Das Modell wurde vielfach kopiert. Bundesweit verteilen heute 867 Tafeln Lebensmittelspenden. Diese Entwicklung ist durchaus umstritten. "Als scheinbar verlässlicher Pannendienst versorgen die Tafeln die Armen, ohne zur strukturellen Armutsbekämpfung beizutragen", kritisierte der Soziologe Stefan Selke in der taz. Politikwissenschaftler Peter Grottian bemängelte: "Die Tafeln schaden den Armen, weil sie die Erosion des Sozialstaats fördern."
Nicht nur in anderen Ländern, auch in Berlin gründeten sich im vergangenen Jahrzehnt weitere Organisationen, die nach dem Prinzip der Berliner Tafel arbeiten: Die Lichtenberger Hilfe betreibt Ausgabestellen in Lichtenberg und Moabit. Der Verein "Menschen helfen Menschen" verteilt Essen in Wedding, Reinickendorf, Marzahn und Hohenschönhausen. In Reinickendorf sind zudem "Die Guten Feen von Berlin" aktiv. Juden können sich koschere Lebensmittel kostenlos in einer Synagoge in Charlottenburg holen. Und bei der Tiertafel in Treptow bekommen sogar Vierbeiner was zu futtern.
Diese Vielfalt berge die Gefahr des Tafeltourismus, sagt Werth. Bei der Berliner Tafel bekomme jeder Bedürftige einmal die Woche Lebensmittel bei der Ausgabestelle, die seiner Postleitzahl zugeordnet sei. Aus Datenschutzgründen könne die Tafel die Empfänger nicht mit anderen Vereinen abgleichen. "Wer will, kann in Berlin bis zu 16-mal die Woche Lebensmittel abholen. Das ist keine Zusatzversorgung mehr. Damit hebelt man die Verantwortung des Staates aus."
Peter Wöhler, der Chef der Lichtenberger Hilfe, sieht das anders. "Es gibt keinen Tafeltourismus, nur einige wenige schwarze Schafe wie überall", so seine Einschätzung. Wenn seine Helfer doch mal mitkriegten, dass die Bedürftigen auch woanders Essen holten, würden die Betroffenen gesperrt. "Die Berliner Tafel beansprucht das alleinige Monopol. Das ist das Problem."

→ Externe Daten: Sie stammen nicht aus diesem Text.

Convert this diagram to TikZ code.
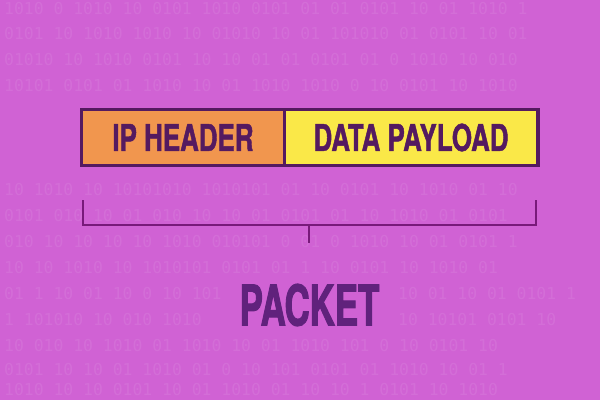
\documentclass[tikz,border=0pt]{standalone}
\usepackage{fontspec}
\usepackage{tikz}
\usetikzlibrary{positioning}
\newfontfamily\boxfont{TeX Gyre Heros}[FakeStretch=0.7,FakeBold=1.2]
\newfontfamily\labelfont{TeX Gyre Heros}[FakeStretch=0.62,FakeBold=1.6]
\newfontfamily\bitsfont{DejaVu Sans Mono}
\definecolor{bgpink}{RGB}{208,98,212}
\definecolor{hdrorange}{RGB}{241,150,78}
\definecolor{loadyellow}{RGB}{250,232,72}
\definecolor{inkpurple}{RGB}{84,26,96}
\definecolor{bracketpurple}{RGB}{120,26,122}
\definecolor{labelpurple}{RGB}{96,34,124}

\begin{document}
\begin{tikzpicture}[x=0.03cm,y=-0.03cm,
	field/.style={draw=inkpurple,line width=3.4pt,minimum height=56*0.03cm,
		text=inkpurple,font=\boxfont\bfseries\fontsize{31.6}{32}\selectfont,anchor=center},
	brace/.style={draw=bracketpurple,line width=2.4pt},
	bits/.style={text=white,opacity=0.08,font=\bitsfont\fontsize{14}{14}\selectfont,anchor=west,inner sep=0pt}]
	% background
	\fill[bgpink] (0,0) rectangle (600,400);
	\useasboundingbox (0,0) rectangle (600,400);
	%% faint binary rows
	\foreach \name/\y/\bits in {r0/9/{1010 0 1010 10 0101 1010 0101 01 01 0101 10 01 1010 1},
		r1/34/{0101 10 1010 1010 10 01010 10 01 101010 01 0101 10 01},
		r2/60/{01010 10 1010 0101 10 10 01 01 0101 01 0 1010 10 010},
		r3/86/{10101 0101 01 1010 10 01 1010 1010 0 10 0101 10 1010},
		r7/190/{10 1010 10 10101010 1010101 01 10 0101 10 1010 01 10},
		r8/216/{0101 010 10 01 010 10 10 01 0101 01 10 1010 01 0101},
		r9/242/{010 10 10 10 10 1010 010101 0 01 0 1010 10 01 0101 1},
		r10/268/{10 10 1010 10 1010101 0101 01 1 10 0101 10 1010 01},
		r13/346/{10 010 10 1010 01 1010 10 01 1010 101 0 10 0101 10},
		r14/370/{0101 10 10 01 1010 01 0 10 101 0101 01 1010 10 01 1},
		r15/390/{1010 10 10 0101 10 01 1010 01 10 10 1 0101 10 1010}}
		\node[bits] (\name) at (4,\y) {\bits};
	\foreach \name/\x/\y/\bits in {r11a/4/294/{01 1 10 01 10 0 10 101},
		r11b/398/294/{10 01 10 01 0101 1},
		r12a/4/320/{1 101010 10 010 1010},
		r12b/398/320/{10 10101 0101 10}}
		\node[bits] (\name) at (\x,\y) {\bits};
	%% the packet fields
	\node[field,fill=hdrorange,minimum width=203*0.03cm] (header) at (183,137.5) {IP HEADER};
	\node[field,fill=loadyellow,minimum width=253*0.03cm,right=-3.4pt of header] (payload) {DATA PAYLOAD};
	%% the bracket
	\coordinate (bl) at (83,200);
	\coordinate (br) at (536,200);
	\coordinate (blc) at (83,225);
	\coordinate (brc) at (536,225);
	\coordinate (mid) at (309,225);
	\coordinate (tip) at (309,243);
	\draw[brace] (bl) -- (blc) -- (brc) -- (br);
	\draw[brace] (mid) -- (tip);
	%% the label
	\node[text=labelpurple,font=\labelfont\bfseries\fontsize{48}{48}\selectfont] (packet) at (309.5,305) {PACKET};
\end{tikzpicture}
\end{document}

Auch Horst Schmiele von "Menschen helfen Menschen" teilt Sabine Werths Sorge nicht. "Die Produktpalette ist nicht so breit, dass sich die Menschen komplett bei uns versorgen könnten." Stichprobenartig kontrollieren seine Mitarbeiter, ob sich jemand an den vier Ausgabestellen doppelt bedient, erzählt er. Ab und zu gehe er zu einer Stelle der Berliner Tafel und schaue, ob seine Klienten auch dort Essen abholten. Doch selbst wenn das mal vorkommen sollte - Schmiele hält die Arbeit seines Vereins für unverzichtbar. "Wenn es uns nicht gäbe, würden die Politiker ihre Politik doch trotzdem nicht ändern. Und die Armen wären die Dummen."